Ipad Becoming New Therapy for Cerebral Palsy Patients

IpadAn unconventional new therapy technique could help children born with cerebral palsy in various ways. The iPad and other touchscreen tablets offer a great alternative to typical computers for children who suffer from mobility and communication difficulties due to cerebral palsy. Touchscreens are easier to handle and navigate, and there are more than 40,000 apps available geared toward individuals with disabilities. Apps for people with disabilities can assist caregivers, parents, teachers, and therapists in countless ways and offer children with cerebral palsy a valuable avenue for learning and skill-building.

The Value of the Touchscreen

Touchscreen technology is incredibly accessible and does not require the same level of fine motor control as handling a traditional keyboard and mouse for a PC. There are also thousands of touchscreen-equipped devices available, and many people without disabilities use these devices every day. An iPad or other tablet device can not only be therapeutic in terms of learning motor skills and cognitive development, but it can also help a child with cerebral palsy feel like part of the in-crowd.

Learning to master digital devices is a typical part of an early school curriculum for most children today, and a child with cerebral palsy will likely have an easier time managing a tablet than a traditional PC. Touchscreens do not require the same level of fine motor function as a keyboard and mouse and are available in many sizes, but tablets like iPads tend to be easier to manage than smaller devices like smartphones for children with diminished fine motor skills or limited range of motion.

Encouragement and Engagement

Children with cerebral palsy appreciate feeling on par with their peers, and touchscreen devices like iPads and tablets can help bridge that gap. Parents of children with cerebral palsy who have invested in iPads and other touchscreen tablets generally report improvements in their children’s fine motor skills, language development, and communication skills thanks to accessible and engaging apps and educational games.

Consider the example of a young boy named Noah; at the age of two, Noah’s cognitive and motor skills were about 12 months behind other children his age. After receiving his iPad, Noah’s parents reported a significant jump in his fine motor and communication skills. They now report that Noah is on par with his peers after just a few short months of working with an iPad.

There are several ways an iPad can help a child with cerebral palsy. The first is communication. Prior to the advent of touchscreen tablets, touch-to-voice technology was very expensive and inaccessible. Apps like Yes|No and Assistive Chat allow individuals with limited verbal capability to find a voice and express their needs and wants. Children who suffer from diminished hearing due to cerebral palsy can use apps like soundAmp to amplify different sounds and adapt to different situations. Assistive technologies on iPads are affordable, accessible, engaging, and effective for many children with a variety of cerebral palsy symptoms.

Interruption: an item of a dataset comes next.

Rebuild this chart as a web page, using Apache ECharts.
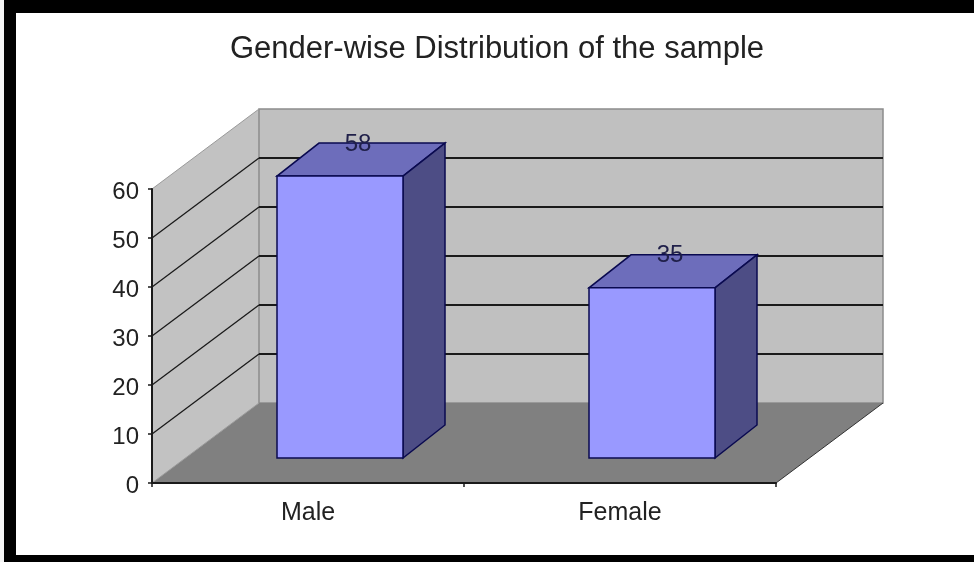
<!DOCTYPE html>
<html>
<head>
<meta charset="utf-8">
<style>html,body{margin:0;padding:0;background:#fff}#c{width:974px;height:562px}</style>
<script src="https://cdn.jsdelivr.net/npm/echarts@6/dist/echarts.min.js"></script>
</head>
<body>
<div id="c"></div>
<script>
const categories = ['Male', 'Female'];
const values = [58, 35];
const yTicks = [0, 10, 20, 30, 40, 50, 60];
const titleText = 'Gender-wise Distribution of the sample';

const FONT = '"Liberation Sans", Arial, sans-serif';
const WALL_DX = 107, WALL_DY = -80;
const BAR_DX = 32, BAR_DY = -25, SIDE_DX = 42, SIDE_DY = -33;
const BAR_W = 126, BAR_SCALE = 0.992;
const BAR_LINE = '#0a0a50';

function poly(points, fill, stroke, lineWidth) {
  return { type: 'polygon', shape: { points }, style: { fill, stroke: stroke || 'none', lineWidth: lineWidth || 0 } };
}
function seg(a, b, stroke, lineWidth) {
  return { type: 'line', shape: { x1: a[0], y1: a[1], x2: b[0], y2: b[1] }, style: { stroke, lineWidth } };
}

function renderWalls(params, api) {
  const r = params.coordSys;
  const y0 = api.coord([0, 0])[1], yMax = api.coord([0, 60])[1];
  const xL = r.x, xR = r.x + r.width;
  const kids = [
    poly([[xL, y0], [xL + WALL_DX, y0 + WALL_DY], [xL + WALL_DX, yMax + WALL_DY], [xL, yMax]], '#c2c2c2'),
    poly([[xL + WALL_DX, y0 + WALL_DY], [xR + WALL_DX, y0 + WALL_DY], [xR + WALL_DX, yMax + WALL_DY], [xL + WALL_DX, yMax + WALL_DY]], '#c0c0c0', '#8c8c8c', 1.5),
    poly([[xL, y0], [xR, y0], [xR + WALL_DX, y0 + WALL_DY], [xL + WALL_DX, y0 + WALL_DY]], '#808080'),
    seg([xL, yMax], [xL + WALL_DX, yMax + WALL_DY], '#9a9a9a', 1),
    seg([xL, y0], [xL + WALL_DX, y0 + WALL_DY], '#9a9a9a', 1),
    seg([xR, y0], [xR + WALL_DX, y0 + WALL_DY], '#333333', 1)
  ];
  yTicks.forEach(function (t) {
    if (t === 0 || t === 60) return;
    const y = api.coord([0, t])[1];
    kids.push(seg([xL, y], [xL + WALL_DX, y + WALL_DY], '#1a1a1a', 1.3));
    kids.push(seg([xL + WALL_DX, y + WALL_DY], [xR + WALL_DX, y + WALL_DY], '#1a1a1a', 2));
  });
  return { type: 'group', children: kids };
}

function renderBar(params, api) {
  const c = api.coord([api.value(0), 0]);
  const t = api.coord([api.value(0), api.value(1)]);
  const x0 = c[0] - BAR_W / 2 + BAR_DX, x1 = x0 + BAR_W;
  const yB = c[1] + BAR_DY;
  const yT = yB - (c[1] - t[1]) * BAR_SCALE;
  return {
    type: 'group',
    children: [
      poly([[x0, yT], [x1, yT], [x1 + SIDE_DX, yT + SIDE_DY], [x0 + SIDE_DX, yT + SIDE_DY]], '#6d6dbb', BAR_LINE, 1.5),
      poly([[x1, yT], [x1 + SIDE_DX, yT + SIDE_DY], [x1 + SIDE_DX, yB + SIDE_DY], [x1, yB]], '#4d4d85', BAR_LINE, 1.5),
      { type: 'rect', shape: { x: x0, y: yT, width: BAR_W, height: yB - yT }, style: { fill: '#9999ff', stroke: BAR_LINE, lineWidth: 1.5 } },
      { type: 'text', style: { text: String(api.value(1)), x: x0 + 81, y: yT + SIDE_DY + 1, align: 'center', verticalAlign: 'middle', font: '24px ' + FONT, fill: '#20204a' } }
    ]
  };
}

const chart = echarts.init(document.getElementById('c'), null, { renderer: 'canvas' });
chart.setOption({
  animation: false,
  backgroundColor: '#ffffff',
  title: {
    text: titleText, left: 492, top: 29, textAlign: 'center',
    textStyle: { fontFamily: FONT, fontSize: 31, fontWeight: 'normal', color: '#222222' }
  },
  grid: { left: 152, right: 198, top: 189, bottom: 79 },
  xAxis: {
    type: 'category', data: categories, z: 3,
    axisLine: { lineStyle: { color: '#1a1a1a', width: 2 } },
    axisTick: { show: true, length: 4, lineStyle: { color: '#1a1a1a', width: 1.5 } },
    axisLabel: { fontFamily: FONT, fontSize: 25, color: '#222222', margin: 18 },
    splitLine: { show: false }
  },
  yAxis: {
    type: 'value', min: 0, max: 60, interval: 10, z: 3,
    axisLine: { show: true, lineStyle: { color: '#1a1a1a', width: 2 } },
    axisTick: { show: true, length: 4, lineStyle: { color: '#1a1a1a', width: 1.5 } },
    axisLabel: { fontFamily: FONT, fontSize: 24, color: '#222222', margin: 13, verticalAlign: 'top', lineHeight: 6 },
    splitLine: { show: false }
  },
  series: [
    { type: 'custom', name: 'walls', z: 1, silent: true, renderItem: renderWalls, data: [[0, 0]], encode: { x: 0, y: 1 } },
    { type: 'custom', name: 'Sample', z: 4, renderItem: renderBar, data: values.map(function (v, i) { return [i, v]; }), encode: { x: 0, y: 1 } }
  ],
  graphic: [
    { type: 'rect', z: 10, shape: { x: 0, y: 0, width: 4, height: 562 }, style: { fill: '#f4f4f4' } },
    { type: 'rect', z: 10, shape: { x: 4, y: 0, width: 970, height: 13 }, style: { fill: '#000000' } },
    { type: 'rect', z: 10, shape: { x: 4, y: 0, width: 12, height: 562 }, style: { fill: '#000000' } },
    { type: 'rect', z: 10, shape: { x: 4, y: 555, width: 970, height: 7 }, style: { fill: '#000000' } }
  ]
});
</script>
</body>
</html>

iPads as Educational Tools

Other apps may appear to be simple learning games at first, but they are much more to children with cerebral palsy. Even kids who struggled to learn basics like the alphabet see significant leaps in cognitive ability after working with a tablet for a few months. Children with cerebral palsy often struggle with visual shifting, or focusing on one thing and then another to complete a task. With a traditional mouse and keyboard, this would involve looking at the screen to see the problem or task at hand, then shifting to looking at the keyboard and/or mouse to complete the necessary input, and then finally looking at the screen again to verify that input and complete the task.

An iPad or other touchscreen tablet allows a child with cerebral palsy to see the immediate effects of his or her input in real-time with minimal visual shifting. This can help children stay engaged with tasks that would otherwise frustrate them without accessible input technology like a touchscreen. Ultimately, a tablet device can help a child with cerebral palsy feel more on par with his or her peers and less like an outsider, a common feeling among individuals who struggle with physical and cognitive disabilities from cerebral palsy.

Teachers, therapists, parents, and caregivers can find a plethora of apps available for children with disabilities and work tablet time into a child’s daily routine. They can also find tools to track development, behavior, and learning milestones. Perhaps the most valuable aspect of touchscreen tablets for kids with cerebral palsy is that these devices naturally encourage learning in an engaging format.

Parents of children with cerebral palsy should consider the various ways touchscreen tablet devices can help their kids feel connected with their peers and learn at their own pace in an engaging way. Tablets are also far more affordable and accessible than traditional assistive technologies that do not offer the same level of engagement and fun for kids with cerebral palsy. If a child is struggling to reach milestones for his or her age group, parents should consider the ways an iPad or other tablet device could help.